--- Begin Supplied data ---

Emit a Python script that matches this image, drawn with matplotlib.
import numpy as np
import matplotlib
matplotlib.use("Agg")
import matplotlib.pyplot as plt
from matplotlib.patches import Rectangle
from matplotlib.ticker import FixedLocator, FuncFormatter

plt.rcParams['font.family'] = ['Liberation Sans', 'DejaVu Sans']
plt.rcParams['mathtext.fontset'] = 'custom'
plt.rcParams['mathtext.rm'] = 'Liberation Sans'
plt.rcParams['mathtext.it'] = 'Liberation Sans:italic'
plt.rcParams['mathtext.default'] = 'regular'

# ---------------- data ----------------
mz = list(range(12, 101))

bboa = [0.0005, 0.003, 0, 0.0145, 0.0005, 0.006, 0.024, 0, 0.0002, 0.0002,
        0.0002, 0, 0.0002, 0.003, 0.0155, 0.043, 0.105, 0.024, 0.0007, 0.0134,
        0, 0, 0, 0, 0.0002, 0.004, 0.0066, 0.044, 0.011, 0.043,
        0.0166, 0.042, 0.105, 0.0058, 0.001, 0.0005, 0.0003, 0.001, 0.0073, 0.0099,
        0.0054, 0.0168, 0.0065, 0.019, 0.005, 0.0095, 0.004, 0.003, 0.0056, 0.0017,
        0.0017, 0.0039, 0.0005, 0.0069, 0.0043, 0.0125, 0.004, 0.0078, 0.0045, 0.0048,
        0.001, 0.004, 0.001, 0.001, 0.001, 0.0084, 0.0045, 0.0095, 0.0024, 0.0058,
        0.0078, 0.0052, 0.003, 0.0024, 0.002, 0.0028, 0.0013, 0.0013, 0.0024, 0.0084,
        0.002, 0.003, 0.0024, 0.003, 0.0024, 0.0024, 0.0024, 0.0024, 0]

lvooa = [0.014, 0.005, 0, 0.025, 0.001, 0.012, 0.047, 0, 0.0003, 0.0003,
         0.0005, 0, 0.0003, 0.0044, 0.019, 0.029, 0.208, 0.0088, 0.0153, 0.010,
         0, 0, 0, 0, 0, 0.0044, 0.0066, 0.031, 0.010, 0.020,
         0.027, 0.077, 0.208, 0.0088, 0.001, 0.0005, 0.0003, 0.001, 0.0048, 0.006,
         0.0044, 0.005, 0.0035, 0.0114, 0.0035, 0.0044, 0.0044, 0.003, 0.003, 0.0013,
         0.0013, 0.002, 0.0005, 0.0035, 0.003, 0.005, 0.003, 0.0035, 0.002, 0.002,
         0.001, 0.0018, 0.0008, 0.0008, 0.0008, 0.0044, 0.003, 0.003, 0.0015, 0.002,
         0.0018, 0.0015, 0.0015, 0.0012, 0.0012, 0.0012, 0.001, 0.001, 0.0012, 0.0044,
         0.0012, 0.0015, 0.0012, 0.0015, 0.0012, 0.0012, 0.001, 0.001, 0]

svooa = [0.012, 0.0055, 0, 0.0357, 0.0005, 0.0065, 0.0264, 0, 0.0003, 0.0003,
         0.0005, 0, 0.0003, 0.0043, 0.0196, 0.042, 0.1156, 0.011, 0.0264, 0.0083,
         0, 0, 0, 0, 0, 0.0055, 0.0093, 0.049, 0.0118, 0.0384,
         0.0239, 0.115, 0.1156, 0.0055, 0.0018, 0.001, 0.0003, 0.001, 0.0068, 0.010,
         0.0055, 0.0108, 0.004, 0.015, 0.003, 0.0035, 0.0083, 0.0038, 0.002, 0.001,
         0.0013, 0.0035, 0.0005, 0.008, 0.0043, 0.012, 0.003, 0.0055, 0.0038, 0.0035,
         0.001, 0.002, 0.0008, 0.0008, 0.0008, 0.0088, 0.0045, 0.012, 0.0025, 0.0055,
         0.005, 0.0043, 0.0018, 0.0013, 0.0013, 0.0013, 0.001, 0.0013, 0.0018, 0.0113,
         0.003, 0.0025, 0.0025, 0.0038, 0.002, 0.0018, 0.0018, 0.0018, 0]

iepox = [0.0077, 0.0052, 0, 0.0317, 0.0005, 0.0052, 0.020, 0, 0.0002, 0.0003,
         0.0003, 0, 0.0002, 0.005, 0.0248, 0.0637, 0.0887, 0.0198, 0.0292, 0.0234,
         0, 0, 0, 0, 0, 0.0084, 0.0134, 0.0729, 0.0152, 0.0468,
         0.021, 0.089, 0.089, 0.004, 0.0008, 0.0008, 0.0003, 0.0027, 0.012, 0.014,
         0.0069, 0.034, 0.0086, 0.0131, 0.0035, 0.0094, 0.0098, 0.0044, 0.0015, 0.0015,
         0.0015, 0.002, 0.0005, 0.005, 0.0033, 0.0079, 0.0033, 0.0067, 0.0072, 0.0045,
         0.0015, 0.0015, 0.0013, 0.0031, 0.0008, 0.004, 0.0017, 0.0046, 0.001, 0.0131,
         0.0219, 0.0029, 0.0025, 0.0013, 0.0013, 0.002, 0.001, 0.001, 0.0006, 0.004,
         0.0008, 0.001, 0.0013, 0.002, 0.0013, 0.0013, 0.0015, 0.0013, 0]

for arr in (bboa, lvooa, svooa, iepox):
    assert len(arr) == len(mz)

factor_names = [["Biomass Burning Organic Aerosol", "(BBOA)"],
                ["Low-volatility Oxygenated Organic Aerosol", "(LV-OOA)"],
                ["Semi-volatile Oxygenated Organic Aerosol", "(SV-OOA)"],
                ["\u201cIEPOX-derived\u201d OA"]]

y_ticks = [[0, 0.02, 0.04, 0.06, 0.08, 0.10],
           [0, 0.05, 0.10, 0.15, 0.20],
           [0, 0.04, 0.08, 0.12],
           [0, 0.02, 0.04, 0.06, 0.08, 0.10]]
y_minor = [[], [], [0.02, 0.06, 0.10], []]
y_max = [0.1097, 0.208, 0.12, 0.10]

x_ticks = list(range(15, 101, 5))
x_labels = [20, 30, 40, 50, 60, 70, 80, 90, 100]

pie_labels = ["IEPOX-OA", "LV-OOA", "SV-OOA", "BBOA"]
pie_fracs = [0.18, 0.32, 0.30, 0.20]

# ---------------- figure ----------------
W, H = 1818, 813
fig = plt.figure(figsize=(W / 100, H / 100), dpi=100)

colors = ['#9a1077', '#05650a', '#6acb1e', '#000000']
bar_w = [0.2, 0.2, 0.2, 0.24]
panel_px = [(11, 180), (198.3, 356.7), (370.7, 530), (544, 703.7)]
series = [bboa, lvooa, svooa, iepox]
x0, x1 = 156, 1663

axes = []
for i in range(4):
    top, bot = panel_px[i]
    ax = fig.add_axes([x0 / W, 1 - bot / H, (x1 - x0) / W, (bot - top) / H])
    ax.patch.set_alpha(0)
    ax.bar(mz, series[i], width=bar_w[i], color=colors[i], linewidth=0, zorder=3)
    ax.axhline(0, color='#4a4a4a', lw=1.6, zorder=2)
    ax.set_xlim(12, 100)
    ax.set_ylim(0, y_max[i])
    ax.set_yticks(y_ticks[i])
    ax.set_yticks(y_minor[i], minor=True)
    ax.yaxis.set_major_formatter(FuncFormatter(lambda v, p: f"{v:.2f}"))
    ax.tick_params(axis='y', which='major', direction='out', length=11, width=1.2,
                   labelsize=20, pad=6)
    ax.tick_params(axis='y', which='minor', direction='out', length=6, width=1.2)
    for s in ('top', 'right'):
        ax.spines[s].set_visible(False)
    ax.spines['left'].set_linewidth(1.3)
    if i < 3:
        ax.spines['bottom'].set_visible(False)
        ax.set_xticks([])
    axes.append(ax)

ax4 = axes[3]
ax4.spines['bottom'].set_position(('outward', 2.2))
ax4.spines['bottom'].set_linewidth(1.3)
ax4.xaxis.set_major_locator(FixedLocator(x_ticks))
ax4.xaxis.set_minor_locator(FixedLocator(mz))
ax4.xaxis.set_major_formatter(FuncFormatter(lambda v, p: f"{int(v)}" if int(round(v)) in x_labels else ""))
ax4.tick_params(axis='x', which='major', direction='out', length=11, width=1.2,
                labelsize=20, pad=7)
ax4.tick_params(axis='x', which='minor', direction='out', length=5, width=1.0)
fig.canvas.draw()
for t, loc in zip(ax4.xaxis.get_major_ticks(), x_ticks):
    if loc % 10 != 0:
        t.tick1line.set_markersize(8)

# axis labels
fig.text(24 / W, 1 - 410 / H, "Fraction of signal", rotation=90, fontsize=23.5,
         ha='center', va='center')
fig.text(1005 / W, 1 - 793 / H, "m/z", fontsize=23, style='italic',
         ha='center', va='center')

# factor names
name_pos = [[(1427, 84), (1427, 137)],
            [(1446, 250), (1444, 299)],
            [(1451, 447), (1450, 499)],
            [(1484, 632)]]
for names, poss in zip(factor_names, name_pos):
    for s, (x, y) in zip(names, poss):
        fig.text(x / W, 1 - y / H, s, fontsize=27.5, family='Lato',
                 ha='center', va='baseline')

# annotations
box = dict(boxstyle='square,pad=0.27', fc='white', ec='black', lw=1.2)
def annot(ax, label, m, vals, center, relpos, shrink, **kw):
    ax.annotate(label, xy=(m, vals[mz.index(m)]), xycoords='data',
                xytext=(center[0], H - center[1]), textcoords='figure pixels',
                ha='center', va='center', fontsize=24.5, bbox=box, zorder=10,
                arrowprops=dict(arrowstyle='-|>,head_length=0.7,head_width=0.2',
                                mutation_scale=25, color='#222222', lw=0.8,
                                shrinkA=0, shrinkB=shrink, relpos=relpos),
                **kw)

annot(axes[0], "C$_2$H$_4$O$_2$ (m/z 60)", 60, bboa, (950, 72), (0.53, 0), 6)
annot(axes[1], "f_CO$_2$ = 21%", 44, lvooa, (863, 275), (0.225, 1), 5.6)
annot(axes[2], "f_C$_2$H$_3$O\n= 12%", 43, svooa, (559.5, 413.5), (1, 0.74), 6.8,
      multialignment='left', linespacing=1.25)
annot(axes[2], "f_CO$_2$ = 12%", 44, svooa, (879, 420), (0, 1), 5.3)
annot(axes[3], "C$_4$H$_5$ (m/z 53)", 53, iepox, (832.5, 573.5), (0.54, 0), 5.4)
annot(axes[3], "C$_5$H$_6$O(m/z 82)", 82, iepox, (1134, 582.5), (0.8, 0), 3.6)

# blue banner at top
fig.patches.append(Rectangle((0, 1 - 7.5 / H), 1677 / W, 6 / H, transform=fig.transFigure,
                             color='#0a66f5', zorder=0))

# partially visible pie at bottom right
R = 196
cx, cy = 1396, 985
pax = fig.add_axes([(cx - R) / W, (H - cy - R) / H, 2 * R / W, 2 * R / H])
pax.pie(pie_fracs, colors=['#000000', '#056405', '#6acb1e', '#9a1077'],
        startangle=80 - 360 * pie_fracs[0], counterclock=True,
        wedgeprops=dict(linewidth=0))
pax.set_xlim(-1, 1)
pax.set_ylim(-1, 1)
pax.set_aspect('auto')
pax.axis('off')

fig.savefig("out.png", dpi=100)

--- End Supplied data ---

=== What the exercise asks ===
What you return should be the lines from the start of the data through the line with "from matplotlib.ticker import", quoted exactly and nothing more.

=== Expected output ===
Emit a Python script that matches this image, drawn with matplotlib.
import numpy as np
import matplotlib
matplotlib.use("Agg")
import matplotlib.pyplot as plt
from matplotlib.patches import Rectangle
from matplotlib.ticker import FixedLocator, FuncFormatter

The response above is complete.